Will you repeat only the lines from the one with "Emit a LaTeX" through the one with "(0,0) rectangle (605,406);", both included, leaving every picture out?

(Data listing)
= = =
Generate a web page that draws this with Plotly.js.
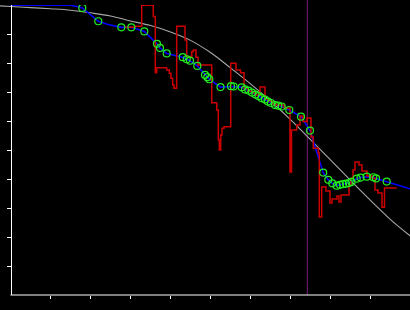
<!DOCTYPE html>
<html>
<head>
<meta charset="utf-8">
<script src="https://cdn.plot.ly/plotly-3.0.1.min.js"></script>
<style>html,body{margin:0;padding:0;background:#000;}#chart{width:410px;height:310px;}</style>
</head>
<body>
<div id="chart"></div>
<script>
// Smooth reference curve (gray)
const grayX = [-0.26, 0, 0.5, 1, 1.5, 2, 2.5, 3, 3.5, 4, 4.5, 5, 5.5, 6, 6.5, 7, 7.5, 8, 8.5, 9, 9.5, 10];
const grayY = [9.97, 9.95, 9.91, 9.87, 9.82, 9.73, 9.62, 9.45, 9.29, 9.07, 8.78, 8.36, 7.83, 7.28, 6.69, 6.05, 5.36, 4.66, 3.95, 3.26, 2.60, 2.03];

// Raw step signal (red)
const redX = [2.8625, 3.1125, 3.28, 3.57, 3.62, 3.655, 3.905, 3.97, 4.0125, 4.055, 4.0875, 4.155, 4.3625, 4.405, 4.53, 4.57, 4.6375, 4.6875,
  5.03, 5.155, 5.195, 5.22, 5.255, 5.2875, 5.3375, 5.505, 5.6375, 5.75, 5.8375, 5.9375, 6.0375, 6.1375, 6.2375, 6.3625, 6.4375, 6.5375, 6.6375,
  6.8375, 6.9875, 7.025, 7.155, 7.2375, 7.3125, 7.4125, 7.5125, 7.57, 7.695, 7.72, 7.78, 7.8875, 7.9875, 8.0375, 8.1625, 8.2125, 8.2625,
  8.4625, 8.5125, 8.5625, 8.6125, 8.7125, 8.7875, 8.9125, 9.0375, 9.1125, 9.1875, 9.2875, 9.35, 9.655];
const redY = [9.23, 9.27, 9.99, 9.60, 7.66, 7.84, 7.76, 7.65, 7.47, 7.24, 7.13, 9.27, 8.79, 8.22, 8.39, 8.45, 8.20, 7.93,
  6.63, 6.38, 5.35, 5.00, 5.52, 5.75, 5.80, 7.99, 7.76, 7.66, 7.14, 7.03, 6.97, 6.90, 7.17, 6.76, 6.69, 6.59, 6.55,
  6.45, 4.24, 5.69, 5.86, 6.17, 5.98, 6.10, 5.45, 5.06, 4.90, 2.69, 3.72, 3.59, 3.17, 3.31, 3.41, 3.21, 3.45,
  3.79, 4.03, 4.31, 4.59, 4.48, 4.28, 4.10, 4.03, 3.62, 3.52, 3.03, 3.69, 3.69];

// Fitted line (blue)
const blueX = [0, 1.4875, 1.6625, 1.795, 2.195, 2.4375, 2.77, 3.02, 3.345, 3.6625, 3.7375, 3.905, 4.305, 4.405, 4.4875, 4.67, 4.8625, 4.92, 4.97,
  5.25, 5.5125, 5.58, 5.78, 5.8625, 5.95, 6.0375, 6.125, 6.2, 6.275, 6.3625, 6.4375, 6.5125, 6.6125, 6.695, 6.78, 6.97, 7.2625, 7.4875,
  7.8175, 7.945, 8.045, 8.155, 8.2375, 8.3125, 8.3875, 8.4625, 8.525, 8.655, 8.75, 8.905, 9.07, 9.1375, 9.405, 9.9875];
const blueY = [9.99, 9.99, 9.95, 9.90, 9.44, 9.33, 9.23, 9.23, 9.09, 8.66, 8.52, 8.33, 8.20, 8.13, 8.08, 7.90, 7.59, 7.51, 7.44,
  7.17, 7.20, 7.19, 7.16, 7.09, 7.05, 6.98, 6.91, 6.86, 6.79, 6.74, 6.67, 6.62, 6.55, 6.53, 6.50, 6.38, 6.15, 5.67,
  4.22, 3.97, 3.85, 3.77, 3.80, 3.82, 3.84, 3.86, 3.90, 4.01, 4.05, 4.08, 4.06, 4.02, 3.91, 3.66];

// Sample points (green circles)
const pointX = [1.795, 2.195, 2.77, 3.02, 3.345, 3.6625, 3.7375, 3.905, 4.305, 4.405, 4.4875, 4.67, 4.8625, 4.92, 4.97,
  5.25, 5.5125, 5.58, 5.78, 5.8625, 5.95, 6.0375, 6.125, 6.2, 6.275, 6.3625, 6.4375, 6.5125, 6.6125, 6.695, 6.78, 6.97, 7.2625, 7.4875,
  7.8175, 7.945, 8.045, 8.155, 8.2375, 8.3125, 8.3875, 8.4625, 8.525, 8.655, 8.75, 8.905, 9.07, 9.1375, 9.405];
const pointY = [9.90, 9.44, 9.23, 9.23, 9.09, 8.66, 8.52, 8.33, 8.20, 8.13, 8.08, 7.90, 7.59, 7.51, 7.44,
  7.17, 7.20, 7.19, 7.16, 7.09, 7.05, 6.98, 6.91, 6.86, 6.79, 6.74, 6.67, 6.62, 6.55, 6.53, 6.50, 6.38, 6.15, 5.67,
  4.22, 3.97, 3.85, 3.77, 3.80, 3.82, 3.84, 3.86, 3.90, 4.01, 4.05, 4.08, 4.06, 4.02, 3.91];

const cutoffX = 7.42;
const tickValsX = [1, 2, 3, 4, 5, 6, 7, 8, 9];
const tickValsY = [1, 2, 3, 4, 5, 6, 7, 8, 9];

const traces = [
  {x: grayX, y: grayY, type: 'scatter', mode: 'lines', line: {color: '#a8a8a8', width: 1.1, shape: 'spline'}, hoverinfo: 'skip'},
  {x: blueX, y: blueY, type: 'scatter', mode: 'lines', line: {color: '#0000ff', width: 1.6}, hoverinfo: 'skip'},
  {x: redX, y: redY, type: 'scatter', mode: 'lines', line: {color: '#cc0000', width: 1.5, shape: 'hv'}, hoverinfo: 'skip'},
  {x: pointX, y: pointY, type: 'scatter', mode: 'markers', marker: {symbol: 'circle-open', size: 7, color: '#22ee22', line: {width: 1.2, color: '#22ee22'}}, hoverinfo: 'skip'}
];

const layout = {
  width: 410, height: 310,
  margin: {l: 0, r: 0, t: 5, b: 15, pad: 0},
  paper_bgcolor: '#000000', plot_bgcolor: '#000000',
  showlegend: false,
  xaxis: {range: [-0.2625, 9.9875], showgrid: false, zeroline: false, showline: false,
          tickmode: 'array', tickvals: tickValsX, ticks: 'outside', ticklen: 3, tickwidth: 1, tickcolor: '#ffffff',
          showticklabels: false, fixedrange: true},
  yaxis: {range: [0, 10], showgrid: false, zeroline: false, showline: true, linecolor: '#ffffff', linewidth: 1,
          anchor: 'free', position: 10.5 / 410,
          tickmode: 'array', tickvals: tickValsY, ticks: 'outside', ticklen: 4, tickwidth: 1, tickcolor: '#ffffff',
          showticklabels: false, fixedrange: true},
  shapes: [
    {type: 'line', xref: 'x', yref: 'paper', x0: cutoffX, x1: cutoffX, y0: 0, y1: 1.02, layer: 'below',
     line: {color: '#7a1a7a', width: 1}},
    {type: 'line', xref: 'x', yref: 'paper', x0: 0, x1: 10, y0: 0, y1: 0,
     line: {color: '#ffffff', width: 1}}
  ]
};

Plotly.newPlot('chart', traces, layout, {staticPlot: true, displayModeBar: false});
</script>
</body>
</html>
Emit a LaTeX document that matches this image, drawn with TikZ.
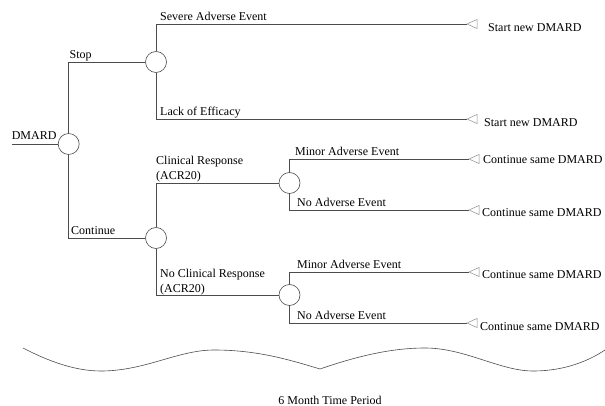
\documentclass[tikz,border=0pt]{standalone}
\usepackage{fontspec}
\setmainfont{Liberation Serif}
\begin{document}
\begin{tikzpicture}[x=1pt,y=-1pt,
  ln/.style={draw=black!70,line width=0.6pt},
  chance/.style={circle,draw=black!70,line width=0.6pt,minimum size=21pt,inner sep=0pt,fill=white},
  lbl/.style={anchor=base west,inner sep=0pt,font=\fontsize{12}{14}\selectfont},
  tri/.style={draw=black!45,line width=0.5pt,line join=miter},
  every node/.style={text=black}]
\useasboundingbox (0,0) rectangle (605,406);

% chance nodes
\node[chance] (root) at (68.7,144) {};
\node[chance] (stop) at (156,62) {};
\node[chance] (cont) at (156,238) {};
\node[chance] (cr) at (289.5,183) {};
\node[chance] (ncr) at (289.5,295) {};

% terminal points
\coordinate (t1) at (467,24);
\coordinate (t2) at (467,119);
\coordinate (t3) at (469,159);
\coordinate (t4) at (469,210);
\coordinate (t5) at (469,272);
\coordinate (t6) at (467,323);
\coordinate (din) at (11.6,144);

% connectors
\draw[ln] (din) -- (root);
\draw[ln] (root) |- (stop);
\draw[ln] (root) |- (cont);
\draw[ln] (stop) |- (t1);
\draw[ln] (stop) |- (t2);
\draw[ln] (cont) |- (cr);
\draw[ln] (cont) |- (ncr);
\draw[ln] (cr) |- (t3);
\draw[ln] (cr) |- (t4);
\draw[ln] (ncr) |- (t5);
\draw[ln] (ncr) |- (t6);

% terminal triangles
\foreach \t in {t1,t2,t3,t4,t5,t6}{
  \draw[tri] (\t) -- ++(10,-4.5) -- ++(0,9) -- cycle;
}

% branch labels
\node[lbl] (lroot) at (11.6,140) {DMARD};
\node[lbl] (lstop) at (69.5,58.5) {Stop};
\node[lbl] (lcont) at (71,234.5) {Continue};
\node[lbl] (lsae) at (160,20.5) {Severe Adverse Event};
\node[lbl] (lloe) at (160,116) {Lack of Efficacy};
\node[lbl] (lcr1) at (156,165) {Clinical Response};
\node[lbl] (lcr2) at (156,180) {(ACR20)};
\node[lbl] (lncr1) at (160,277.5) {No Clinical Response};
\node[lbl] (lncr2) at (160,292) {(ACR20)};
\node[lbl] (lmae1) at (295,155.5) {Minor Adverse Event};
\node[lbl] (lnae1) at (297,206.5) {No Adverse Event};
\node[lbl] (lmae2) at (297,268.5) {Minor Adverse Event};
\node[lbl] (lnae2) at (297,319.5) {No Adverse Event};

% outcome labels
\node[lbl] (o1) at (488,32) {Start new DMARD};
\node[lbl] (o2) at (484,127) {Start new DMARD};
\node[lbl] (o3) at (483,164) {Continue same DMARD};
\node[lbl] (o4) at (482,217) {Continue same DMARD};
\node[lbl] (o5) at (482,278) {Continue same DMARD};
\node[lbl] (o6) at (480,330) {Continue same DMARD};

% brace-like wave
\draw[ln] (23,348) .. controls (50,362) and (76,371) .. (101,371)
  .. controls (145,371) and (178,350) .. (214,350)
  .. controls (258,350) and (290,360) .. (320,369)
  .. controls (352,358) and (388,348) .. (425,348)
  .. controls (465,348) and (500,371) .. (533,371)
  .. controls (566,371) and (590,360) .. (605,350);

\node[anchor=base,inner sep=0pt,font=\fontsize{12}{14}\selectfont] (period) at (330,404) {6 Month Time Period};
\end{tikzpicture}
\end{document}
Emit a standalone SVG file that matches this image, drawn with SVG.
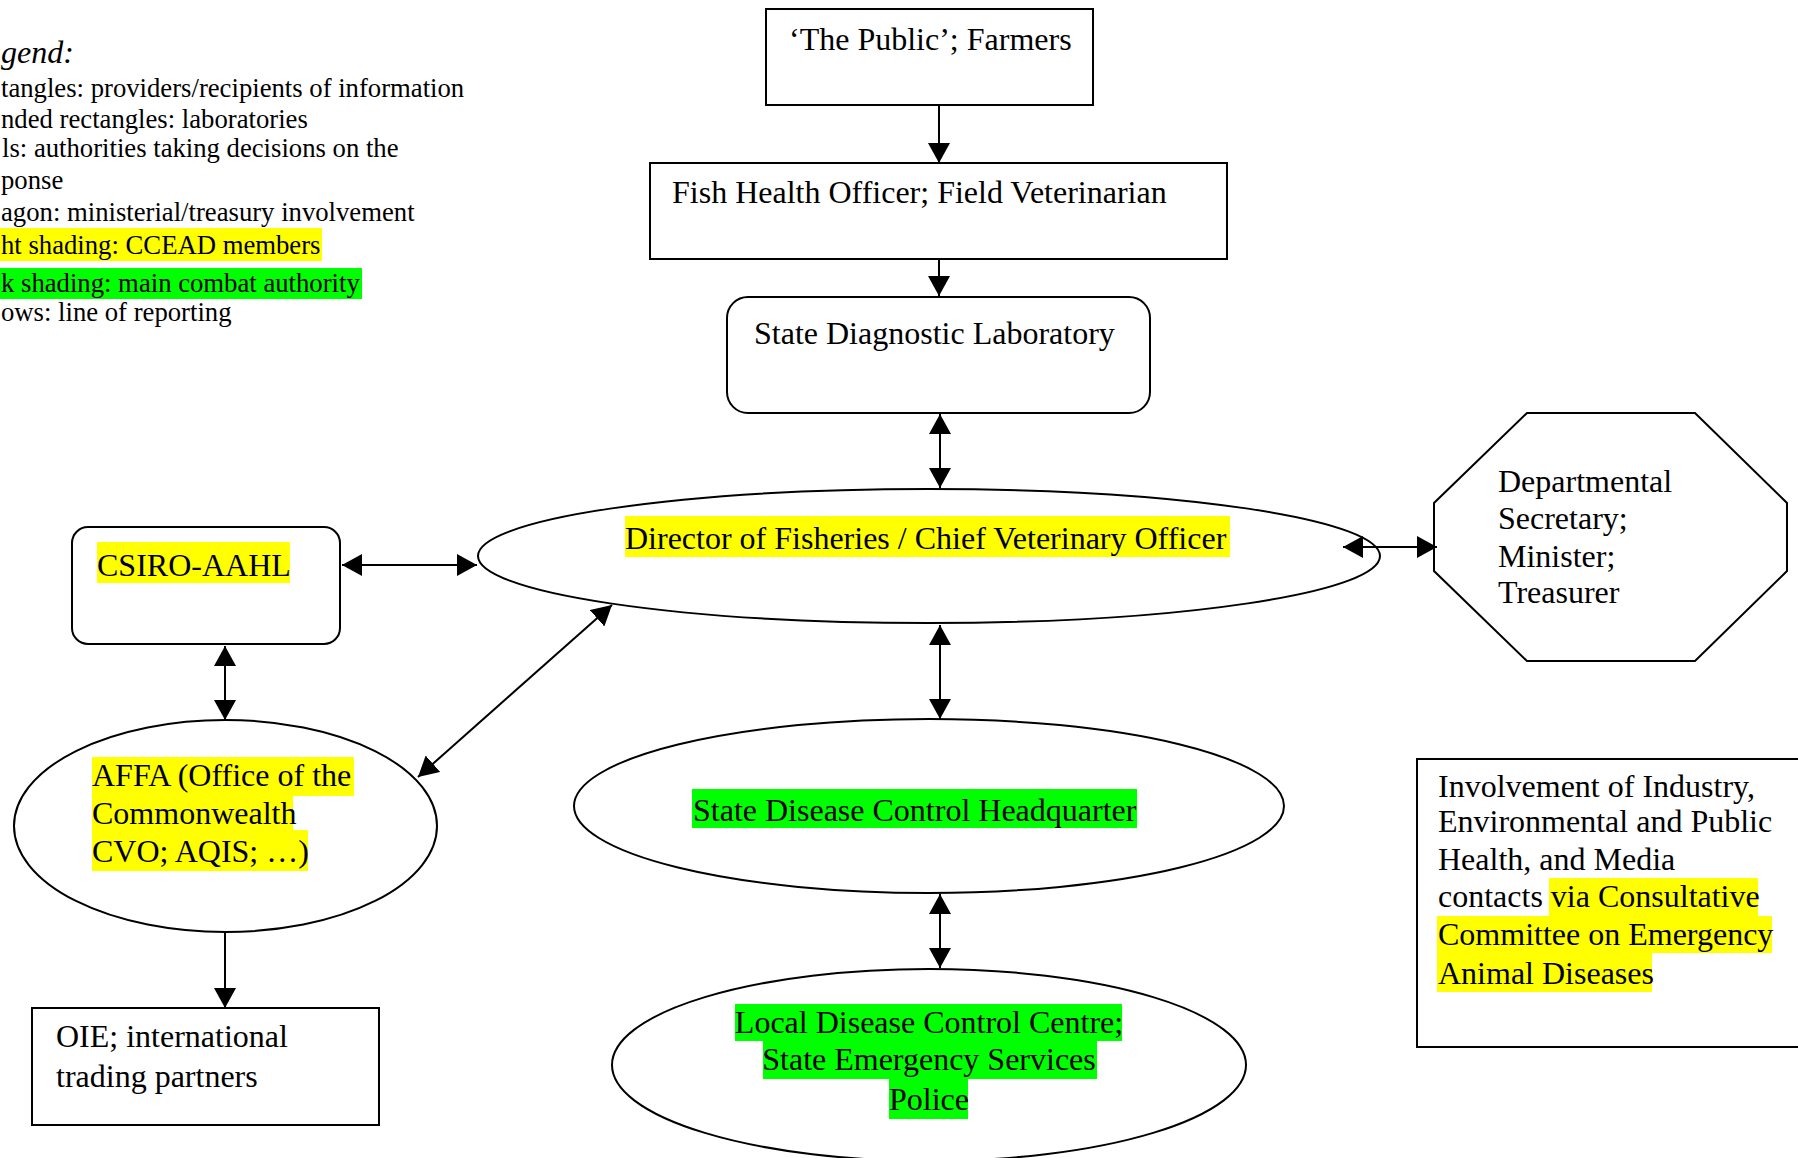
= = =
§ **EXERCISE RESPONSE**:
Emit a LaTeX document that matches this image, drawn with TikZ.
\documentclass[tikz,border=0pt]{standalone}
\usepackage{fontspec}
\setmainfont{Liberation Serif}
\begin{document}
\begin{tikzpicture}[x=1pt,y=-1pt,
  ln/.style={draw=black!70,line width=0.6pt},
  chance/.style={circle,draw=black!70,line width=0.6pt,minimum size=21pt,inner sep=0pt,fill=white},
  lbl/.style={anchor=base west,inner sep=0pt,font=\fontsize{12}{14}\selectfont},
  tri/.style={draw=black!45,line width=0.5pt,line join=miter},
  every node/.style={text=black}]
\useasboundingbox (0,0) rectangle (605,406);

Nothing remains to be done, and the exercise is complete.